- **What you need to do**:
Beginning with the first line of the data below, extract each line up to and including the one containing "const yTicks = [0, 1, 2, 3, 4, 5, 6, 7];". Copy them exactly and add nothing.

- **Supplied data**:
◆ ◆ ◆ ◆ ◆

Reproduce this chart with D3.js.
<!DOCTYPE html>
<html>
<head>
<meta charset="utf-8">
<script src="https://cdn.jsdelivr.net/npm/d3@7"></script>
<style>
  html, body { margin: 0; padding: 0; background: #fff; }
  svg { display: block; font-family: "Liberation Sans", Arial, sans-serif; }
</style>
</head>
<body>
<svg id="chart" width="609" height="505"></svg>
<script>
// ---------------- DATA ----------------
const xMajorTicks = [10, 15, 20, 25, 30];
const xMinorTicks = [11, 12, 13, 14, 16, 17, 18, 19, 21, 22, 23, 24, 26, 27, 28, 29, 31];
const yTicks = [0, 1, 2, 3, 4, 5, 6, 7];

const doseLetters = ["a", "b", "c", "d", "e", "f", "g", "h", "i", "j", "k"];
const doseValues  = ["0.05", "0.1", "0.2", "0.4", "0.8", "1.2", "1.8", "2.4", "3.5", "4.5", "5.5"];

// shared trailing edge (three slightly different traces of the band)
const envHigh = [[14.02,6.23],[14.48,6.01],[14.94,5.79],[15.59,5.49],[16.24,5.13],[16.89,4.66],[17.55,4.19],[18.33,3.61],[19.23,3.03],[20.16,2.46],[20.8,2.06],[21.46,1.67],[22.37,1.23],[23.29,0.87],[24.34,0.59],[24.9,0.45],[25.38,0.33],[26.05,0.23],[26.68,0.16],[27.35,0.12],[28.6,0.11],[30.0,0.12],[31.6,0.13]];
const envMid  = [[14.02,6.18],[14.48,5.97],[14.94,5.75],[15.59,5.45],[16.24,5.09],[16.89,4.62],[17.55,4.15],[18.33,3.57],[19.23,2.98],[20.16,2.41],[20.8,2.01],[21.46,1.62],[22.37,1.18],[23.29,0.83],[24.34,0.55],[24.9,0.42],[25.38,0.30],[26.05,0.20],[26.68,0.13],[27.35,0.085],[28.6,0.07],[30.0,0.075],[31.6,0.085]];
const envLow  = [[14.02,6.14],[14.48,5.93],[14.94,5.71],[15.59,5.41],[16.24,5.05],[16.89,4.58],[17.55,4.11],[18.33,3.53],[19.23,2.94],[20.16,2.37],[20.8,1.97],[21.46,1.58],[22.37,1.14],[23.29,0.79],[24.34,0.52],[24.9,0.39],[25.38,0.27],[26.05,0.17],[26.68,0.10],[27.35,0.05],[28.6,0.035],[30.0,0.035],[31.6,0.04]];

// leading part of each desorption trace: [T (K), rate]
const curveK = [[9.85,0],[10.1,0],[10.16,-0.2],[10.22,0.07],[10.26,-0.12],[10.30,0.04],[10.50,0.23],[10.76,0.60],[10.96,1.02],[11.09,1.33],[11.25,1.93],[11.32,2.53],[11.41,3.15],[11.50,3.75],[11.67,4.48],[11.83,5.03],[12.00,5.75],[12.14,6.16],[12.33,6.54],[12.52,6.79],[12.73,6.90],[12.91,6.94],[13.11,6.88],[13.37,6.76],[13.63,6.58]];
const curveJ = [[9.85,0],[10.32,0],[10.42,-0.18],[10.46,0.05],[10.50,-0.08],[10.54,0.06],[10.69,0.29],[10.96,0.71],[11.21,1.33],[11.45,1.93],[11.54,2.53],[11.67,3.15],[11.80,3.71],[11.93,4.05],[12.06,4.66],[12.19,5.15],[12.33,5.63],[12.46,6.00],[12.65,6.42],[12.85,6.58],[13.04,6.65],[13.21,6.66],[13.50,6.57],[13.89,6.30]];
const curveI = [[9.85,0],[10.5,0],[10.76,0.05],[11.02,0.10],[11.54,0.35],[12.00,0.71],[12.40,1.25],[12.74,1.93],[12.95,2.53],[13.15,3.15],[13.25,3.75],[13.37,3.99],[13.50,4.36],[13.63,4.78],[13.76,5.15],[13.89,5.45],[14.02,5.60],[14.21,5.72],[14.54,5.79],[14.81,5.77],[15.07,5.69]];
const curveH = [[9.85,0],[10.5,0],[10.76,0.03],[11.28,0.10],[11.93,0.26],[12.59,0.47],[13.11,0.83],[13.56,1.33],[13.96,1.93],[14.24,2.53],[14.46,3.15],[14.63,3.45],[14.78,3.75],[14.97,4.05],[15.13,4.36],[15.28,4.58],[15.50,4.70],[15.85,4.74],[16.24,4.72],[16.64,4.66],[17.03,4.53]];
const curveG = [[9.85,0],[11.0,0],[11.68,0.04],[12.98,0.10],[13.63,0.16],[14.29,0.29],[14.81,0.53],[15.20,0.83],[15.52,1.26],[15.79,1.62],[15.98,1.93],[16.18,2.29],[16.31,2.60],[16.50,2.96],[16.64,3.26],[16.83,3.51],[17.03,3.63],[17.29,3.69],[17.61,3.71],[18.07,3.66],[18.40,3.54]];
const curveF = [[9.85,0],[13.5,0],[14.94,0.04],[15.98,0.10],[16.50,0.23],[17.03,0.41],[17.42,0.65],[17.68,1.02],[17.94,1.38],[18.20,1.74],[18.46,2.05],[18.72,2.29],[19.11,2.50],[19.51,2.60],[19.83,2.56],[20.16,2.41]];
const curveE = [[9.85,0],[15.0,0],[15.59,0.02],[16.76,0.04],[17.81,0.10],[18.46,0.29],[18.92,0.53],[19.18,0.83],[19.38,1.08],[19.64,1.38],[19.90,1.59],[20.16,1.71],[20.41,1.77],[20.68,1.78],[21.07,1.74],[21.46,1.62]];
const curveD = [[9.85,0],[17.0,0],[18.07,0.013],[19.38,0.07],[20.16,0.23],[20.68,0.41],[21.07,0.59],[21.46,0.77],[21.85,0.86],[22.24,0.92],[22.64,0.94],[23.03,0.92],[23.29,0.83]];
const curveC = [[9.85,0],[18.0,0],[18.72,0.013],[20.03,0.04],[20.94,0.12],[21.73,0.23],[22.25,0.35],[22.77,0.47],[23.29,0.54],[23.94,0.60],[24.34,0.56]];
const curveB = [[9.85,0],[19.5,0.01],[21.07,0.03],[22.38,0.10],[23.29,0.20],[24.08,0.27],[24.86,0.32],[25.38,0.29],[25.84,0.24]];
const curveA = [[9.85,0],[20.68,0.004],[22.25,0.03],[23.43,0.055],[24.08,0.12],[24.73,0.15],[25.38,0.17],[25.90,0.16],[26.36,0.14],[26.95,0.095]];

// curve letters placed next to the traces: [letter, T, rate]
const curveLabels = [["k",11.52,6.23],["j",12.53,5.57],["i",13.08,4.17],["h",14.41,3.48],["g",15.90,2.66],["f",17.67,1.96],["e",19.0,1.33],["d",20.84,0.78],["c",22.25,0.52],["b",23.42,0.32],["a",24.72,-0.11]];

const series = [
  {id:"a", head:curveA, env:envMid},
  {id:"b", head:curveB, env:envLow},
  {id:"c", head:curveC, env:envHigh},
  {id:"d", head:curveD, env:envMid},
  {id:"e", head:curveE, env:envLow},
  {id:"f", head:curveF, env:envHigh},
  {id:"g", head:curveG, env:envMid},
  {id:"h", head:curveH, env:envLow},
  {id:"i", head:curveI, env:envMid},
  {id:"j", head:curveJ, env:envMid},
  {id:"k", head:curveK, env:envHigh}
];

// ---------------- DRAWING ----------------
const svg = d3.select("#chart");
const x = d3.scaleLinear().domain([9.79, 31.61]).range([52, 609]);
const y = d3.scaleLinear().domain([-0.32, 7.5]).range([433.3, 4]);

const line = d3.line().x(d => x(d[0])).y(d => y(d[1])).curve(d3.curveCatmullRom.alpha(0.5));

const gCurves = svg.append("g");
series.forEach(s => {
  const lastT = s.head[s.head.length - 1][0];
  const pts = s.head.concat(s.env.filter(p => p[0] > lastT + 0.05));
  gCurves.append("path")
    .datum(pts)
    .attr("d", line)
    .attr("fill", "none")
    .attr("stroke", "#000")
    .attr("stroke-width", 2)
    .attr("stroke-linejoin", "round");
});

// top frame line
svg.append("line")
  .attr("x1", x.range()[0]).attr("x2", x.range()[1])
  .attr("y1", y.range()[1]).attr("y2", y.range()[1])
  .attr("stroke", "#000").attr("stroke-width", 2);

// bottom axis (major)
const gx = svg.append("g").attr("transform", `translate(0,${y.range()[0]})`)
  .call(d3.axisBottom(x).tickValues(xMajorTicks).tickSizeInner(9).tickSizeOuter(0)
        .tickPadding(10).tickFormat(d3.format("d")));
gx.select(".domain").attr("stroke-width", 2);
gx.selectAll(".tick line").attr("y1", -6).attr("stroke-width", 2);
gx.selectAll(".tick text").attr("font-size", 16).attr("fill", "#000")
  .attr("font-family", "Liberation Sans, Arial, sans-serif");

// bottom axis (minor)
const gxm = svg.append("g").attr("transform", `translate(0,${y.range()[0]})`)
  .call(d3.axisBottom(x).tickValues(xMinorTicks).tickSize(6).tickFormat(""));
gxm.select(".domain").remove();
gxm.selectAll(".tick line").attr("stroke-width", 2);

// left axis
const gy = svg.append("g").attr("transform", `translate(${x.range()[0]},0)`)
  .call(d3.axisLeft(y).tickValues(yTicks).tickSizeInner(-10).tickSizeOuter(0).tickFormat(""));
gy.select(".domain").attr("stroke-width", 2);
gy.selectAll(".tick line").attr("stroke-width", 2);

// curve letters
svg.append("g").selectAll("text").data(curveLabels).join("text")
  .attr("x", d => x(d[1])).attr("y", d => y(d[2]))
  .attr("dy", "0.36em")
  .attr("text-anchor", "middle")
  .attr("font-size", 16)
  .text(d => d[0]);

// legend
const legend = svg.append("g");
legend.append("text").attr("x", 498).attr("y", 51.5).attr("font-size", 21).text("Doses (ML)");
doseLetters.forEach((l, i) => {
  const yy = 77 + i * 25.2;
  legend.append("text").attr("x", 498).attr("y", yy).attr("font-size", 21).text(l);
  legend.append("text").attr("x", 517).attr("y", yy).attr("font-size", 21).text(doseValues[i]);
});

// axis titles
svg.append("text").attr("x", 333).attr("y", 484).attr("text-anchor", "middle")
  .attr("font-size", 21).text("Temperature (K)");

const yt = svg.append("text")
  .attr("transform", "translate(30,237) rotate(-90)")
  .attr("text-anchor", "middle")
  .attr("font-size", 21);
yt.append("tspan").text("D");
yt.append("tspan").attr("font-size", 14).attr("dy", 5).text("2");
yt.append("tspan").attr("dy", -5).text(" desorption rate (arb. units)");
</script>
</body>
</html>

◆ ◆ ◆ ◆ ◆

- **Full response**:
Reproduce this chart with D3.js.
<!DOCTYPE html>
<html>
<head>
<meta charset="utf-8">
<script src="https://cdn.jsdelivr.net/npm/d3@7"></script>
<style>
  html, body { margin: 0; padding: 0; background: #fff; }
  svg { display: block; font-family: "Liberation Sans", Arial, sans-serif; }
</style>
</head>
<body>
<svg id="chart" width="609" height="505"></svg>
<script>
// ---------------- DATA ----------------
const xMajorTicks = [10, 15, 20, 25, 30];
const xMinorTicks = [11, 12, 13, 14, 16, 17, 18, 19, 21, 22, 23, 24, 26, 27, 28, 29, 31];
const yTicks = [0, 1, 2, 3, 4, 5, 6, 7];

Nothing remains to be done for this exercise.